Segundo o estudo, a maior expansão no consumo das classes C, D e E aconteceu nas regiões Norte e Nordeste, onde o impacto do Bolsa-Família e de outros programas de transferência de renda foi mais forte. Entre os produtos mais citados pelos entrevistados como “novidade” em sua lista de compras está o leite em pó, segmento de mercado que a Nestlé lidera no Brasil com a marca Leite Ninho.

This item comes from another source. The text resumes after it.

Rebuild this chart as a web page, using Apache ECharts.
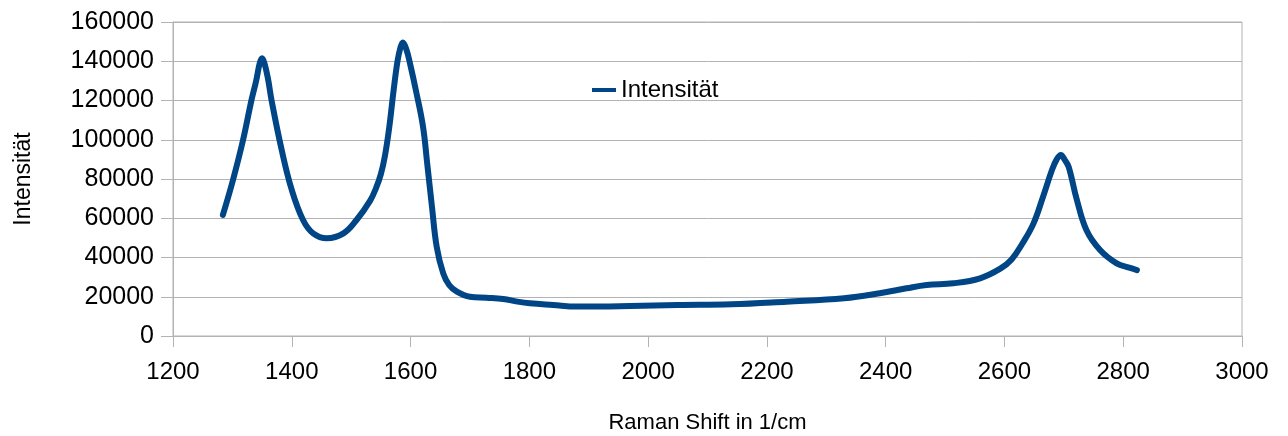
<!DOCTYPE html>
<html>
<head>
<meta charset="utf-8">
<title>Raman Spektrum</title>
<script src="https://cdn.jsdelivr.net/npm/echarts@6/dist/echarts.min.js"></script>
<style>
  html, body {
    margin: 0;
    padding: 0;
    background: #fff;
  }
  #chart {
    width: 1288px;
    height: 436px;
  }
</style>
</head>
<body>
<div id="chart"></div>
<script>
// Raman Shift in 1/cm
var ramanShift = [
  1284, 1301, 1318, 1332, 1340, 1346, 1350, 1354, 1360, 1366,
  1383, 1400, 1419, 1436, 1459, 1487, 1509, 1532, 1542, 1550,
  1557, 1564, 1571, 1578, 1583, 1587, 1593, 1599, 1610, 1621,
  1628, 1636, 1644, 1655, 1665, 1678, 1700, 1728, 1756, 1780,
  1801, 1840, 1880, 1920, 1970, 2050, 2140, 2233, 2330, 2390,
  2435, 2469, 2514, 2559, 2593, 2612, 2630, 2649, 2665, 2680,
  2688, 2695, 2701, 2708, 2722, 2738, 2761, 2789, 2810, 2823
]
// Intensität
var intensity = [
  61700, 79500, 99900, 120000, 130000, 139000, 141500, 139000, 131000, 120000,
  94800, 74400, 59100, 52300, 49800, 52300, 59100, 69000, 75500, 82500,
  92000, 106000, 124000, 140000, 147000, 149500, 146000, 139000, 123700, 106600,
  88000, 66000, 45500, 31900, 26000, 22600, 20000, 19500, 18850, 17500,
  16650, 15800, 15000, 15000, 15300, 15800, 16150, 17500, 19200, 21750,
  24300, 26000, 26850, 29400, 34300, 39000, 47000, 57400, 71000, 84600,
  90000, 92200, 90000, 86300, 69300, 54000, 43800, 37000, 34800, 33600
]

var seriesName = 'Intensität'
var xTitle = 'Raman Shift in 1/cm'
var yTitle = 'Intensität'

var gridColor = '#b3b3b3'
var lineColor = '#004586'
var font = '"Liberation Sans", Arial, sans-serif'

var points = ramanShift.map(function (x, i) {
  return [x, intensity[i]]
})

// plain numbers, no thousands separator
function plain (v) {
  return String(v)
}

var myChart = echarts.init(document.getElementById('chart'), null, { renderer: 'canvas' })
var option = {
  animation: false,
  backgroundColor: '#fff',
  textStyle: {
    fontFamily: font
  },
  grid: {
    left: 173,
    right: 46,
    top: 22,
    bottom: 100,
    outerBoundsMode: 'none',
    containLabel: false,
    show: true,
    borderColor: gridColor,
    borderWidth: 1
  },
  legend: {
    left: 587,
    top: 73,
    icon: 'rect',
    itemWidth: 24,
    itemHeight: 4,
    textStyle: {
      fontSize: 24,
      color: '#000',
      fontFamily: font
    },
    data: [seriesName]
  },
  xAxis: {
    type: 'value',
    min: 1200,
    max: 3000,
    interval: 200,
    name: xTitle,
    nameLocation: 'middle',
    nameGap: 76,
    nameTextStyle: {
      fontSize: 22,
      color: '#000',
      fontFamily: font
    },
    axisLine: {
      show: true,
      lineStyle: { color: gridColor, width: 1 }
    },
    axisTick: {
      show: true,
      length: 11,
      lineStyle: { color: gridColor }
    },
    axisLabel: {
      fontSize: 24,
      color: '#000',
      margin: 24,
      fontFamily: font,
      formatter: plain
    },
    splitLine: { show: false }
  },
  yAxis: {
    type: 'value',
    min: 0,
    max: 160000,
    interval: 20000,
    name: yTitle,
    nameLocation: 'middle',
    nameRotate: 90,
    nameGap: 138,
    nameTextStyle: {
      fontSize: 23,
      color: '#000',
      fontFamily: font
    },
    axisLine: {
      show: true,
      lineStyle: { color: gridColor, width: 1 }
    },
    axisTick: {
      show: true,
      length: 12,
      lineStyle: { color: gridColor }
    },
    axisLabel: {
      fontSize: 25,
      color: '#000',
      margin: 19,
      fontFamily: font,
      formatter: plain
    },
    splitLine: {
      show: true,
      lineStyle: { color: gridColor, width: 1 }
    }
  },
  series: [
    {
      name: seriesName,
      type: 'line',
      data: points,
      showSymbol: false,
      smooth: 0.4,
      color: lineColor,
      lineStyle: {
        color: lineColor,
        width: 6,
        cap: 'round',
        join: 'round'
      }
    }
  ]
}
myChart.setOption(option)
</script>
</body>
</html>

Outra pesquisa, divulgada pela Federação do Comércio de São Paulo (Fecomércio), revela que em 2009 o total de gastos das classes C, D e E com bens e serviços no Brasil atingiu o montante de R$ 864 bilhões, o que representa 78% do que foi gasto pelas classes A e B. Com todas as classes incluídas, o potencial total de consumo do país, segundo a Fecomércio, pode chegar a R$ 2,42 trilhões até 2013. A Nestlé está atenta a essa expansão.
Maurício Thuswohl, swissinfo, Rio de Janeiro
Para que possa ser identificado e reconhecido durante suas viagens pelos rios da Amazônia brasileira, o barco que abriga o supermercado flutuante da Nestlé conta com uma identidade visual associada às marcas mais conhecidas da empresa.
A embarcação, de cor predominantemente azul, tem 27,5 metros de comprimento, e o espaço da loja por onde circulam os clientes é de 100 metros quadrados.
O barco da Nestlé conta ainda com acessos para pessoas portadoras de necessidades especiais e idosos, além de uma equipe de onze pessoas entre funcionários do supermercado e tripulantes.